Canons

for full orchestra

  1. Canons I
  2. Pastorale
  3. Canons II
Canons I
Pastorale
Canons II

Premiered May 7, 2019 by the Oberlin Chamber Orchestra
Raphael Jimenez, conductor

Finished in 2019, Canons is a three-movement extrapolation of a variation I wrote in 2017 based around a melody used in the second of Zoltán Kodály’s Seven Piano Pieces, Op. 11. The melody appears in some form in all three movements, but becomes warped beyond recognition as the piece progresses.

The first and third movements, both titled “Canons”, explore similar material through different lenses. In the first, canons are constructed directly from the Kodály melody, which is first intoned by a solo oboe before spreading out into huge sonic clouds throughout the wind section. As these clouds ebb and flow above, a slow fragmented chord progression moves in the low strings. In the second “Canons”, this structure is inverted—the sonic clouds are in the low horns as the chord progression floats above.
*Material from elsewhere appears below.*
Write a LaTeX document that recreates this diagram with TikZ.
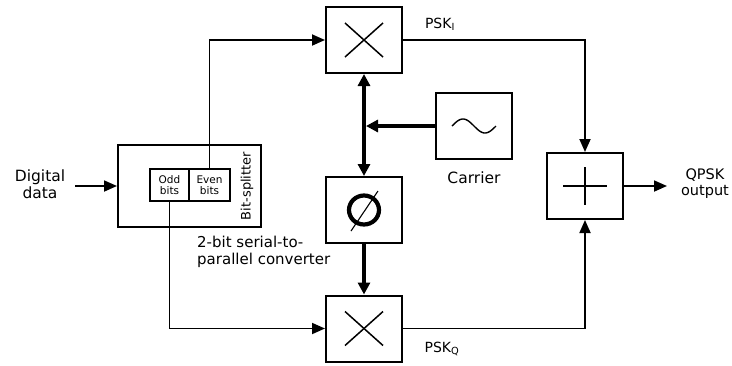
\documentclass[tikz,border=0pt]{standalone}
\usepackage{fontspec}
\setmainfont{DejaVu Sans}
\usetikzlibrary{arrows.meta}
\begin{document}
\begin{tikzpicture}[x=1pt,y=-1pt,
  box/.style={draw, line width=2pt, minimum width=76pt, minimum height=66pt, inner sep=0pt},
  conn/.style={line width=1.8pt, -{Triangle[length=13pt,width=11pt]}},
  tconn/.style={line width=3.4pt, -{Triangle[length=12pt,width=12pt]}},
  lbl/.style={font=\fontsize{15.5}{17}\selectfont, align=center, inner sep=0pt},
  slbl/.style={font=\fontsize{10.5}{11}\selectfont, align=center, inner sep=0pt},
  sym/.style={line width=1.5pt}
]
\useasboundingbox (0,0) rectangle (732,365);
% blocks
\node[box] (m1) at (364,40) {};
\node[box] (ph) at (364,210) {};
\node[box] (m2) at (364,328.5) {};
\node[box] (car) at (474,126) {};
\node[box] (add) at (585,186) {};
\node[draw, line width=2pt, minimum width=143pt, minimum height=82pt, inner sep=0pt] (bs) at (189.5,186) {};
\node[draw, line width=1.8pt, minimum width=39pt, minimum height=32pt, slbl] (odd) at (169.5,185) {Odd\\bits};
\node[draw, line width=1.8pt, minimum width=41pt, minimum height=32pt, slbl] (even) at (209.5,185) {Even\\bits};
% symbols
\draw[sym] ([shift={(-19,-17)}]m1.center) -- ([shift={(19,17)}]m1.center);
\draw[sym] ([shift={(-19,17)}]m1.center) -- ([shift={(19,-17)}]m1.center);
\draw[sym] ([shift={(-19,-17)}]m2.center) -- ([shift={(19,17)}]m2.center);
\draw[sym] ([shift={(-19,17)}]m2.center) -- ([shift={(19,-17)}]m2.center);
\draw[line width=2.2pt] ([shift={(-22,0)}]add.center) -- ([shift={(22,0)}]add.center);
\draw[line width=2.2pt] ([shift={(0,-19)}]add.center) -- ([shift={(0,19)}]add.center);
\draw[line width=1.4pt, shift={(car.center)}] plot[domain=-22:22, samples=50, smooth] (\x, {7*sin(\x*360/44)});
\draw[line width=4.2pt] (ph.center) ellipse [x radius=15, y radius=14.5];
\draw[line width=1.1pt] ([shift={(14,-19)}]ph.center) -- ([shift={(-13,21)}]ph.center);
% connectors
\coordinate (din) at (75,186);
\coordinate (out) at (667,186);
\coordinate (j) at (366,126);
\draw[conn] (din) -- (bs.west);
\draw[conn] (even.north) |- (m1.west);
\draw[conn] (odd.south) |- (m2.west);
\draw[conn] (m1.east) -| (add.north);
\draw[conn] (m2.east) -| (add.south);
\draw[conn] (add.east) -- (out);
\draw[tconn, {Triangle[length=12pt,width=12pt]}-{Triangle[length=12pt,width=12pt]}] (m1.south) -- (ph.north);
\draw[tconn] (car.west) -- (j);
\draw[tconn] (ph.south) -- (m2.north);
% labels
\node[lbl] (dd) at (40,184) {Digital\\data};
\node[lbl, rotate=90, font=\fontsize{13}{15}\selectfont] (bsl) at (247,186) {Bit-splitter};
\node[lbl, align=left, anchor=north west, font=\fontsize{15}{16.5}\selectfont] (conv) at (197,236) {2-bit serial-to-\\parallel converter};
\node[lbl] (carl) at (474,178) {Carrier};
\node[lbl, font=\fontsize{14}{15}\selectfont] (psi) at (440,24) {PSK\textsubscript{I}};
\node[lbl, font=\fontsize{14}{15}\selectfont] (psq) at (442,349) {PSK\textsubscript{Q}};
\node[lbl, font=\fontsize{14.5}{16}\selectfont] (qo) at (705,184) {QPSK\\output};
\end{tikzpicture}
\end{document}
The bulk of the piece is in its central movement, Pastorale. Pastorale here refers not to any specific rhythmic or metrical structure, nor to a reference to a classical topic, but rather the mood that pervades the movement. This is not idyllic pastoralism like that of Vaughan Williams or Beethoven. Instead, I turned to a darker and more austere vision of the countryside inspired by Gustav Holst’s evocation of the lonely and barren English landscape in works such as Egdon Heath. This stylistic inspiration combined with memories of long evening walks through the fields and trails outside of Oberlin to produce an expressive complement to the vast textures in the two Canons movements. Canons are still employed in this movement much as they are in the other two, but these weave with new melodies and textures to form a more structurally complex centerpiece to the work.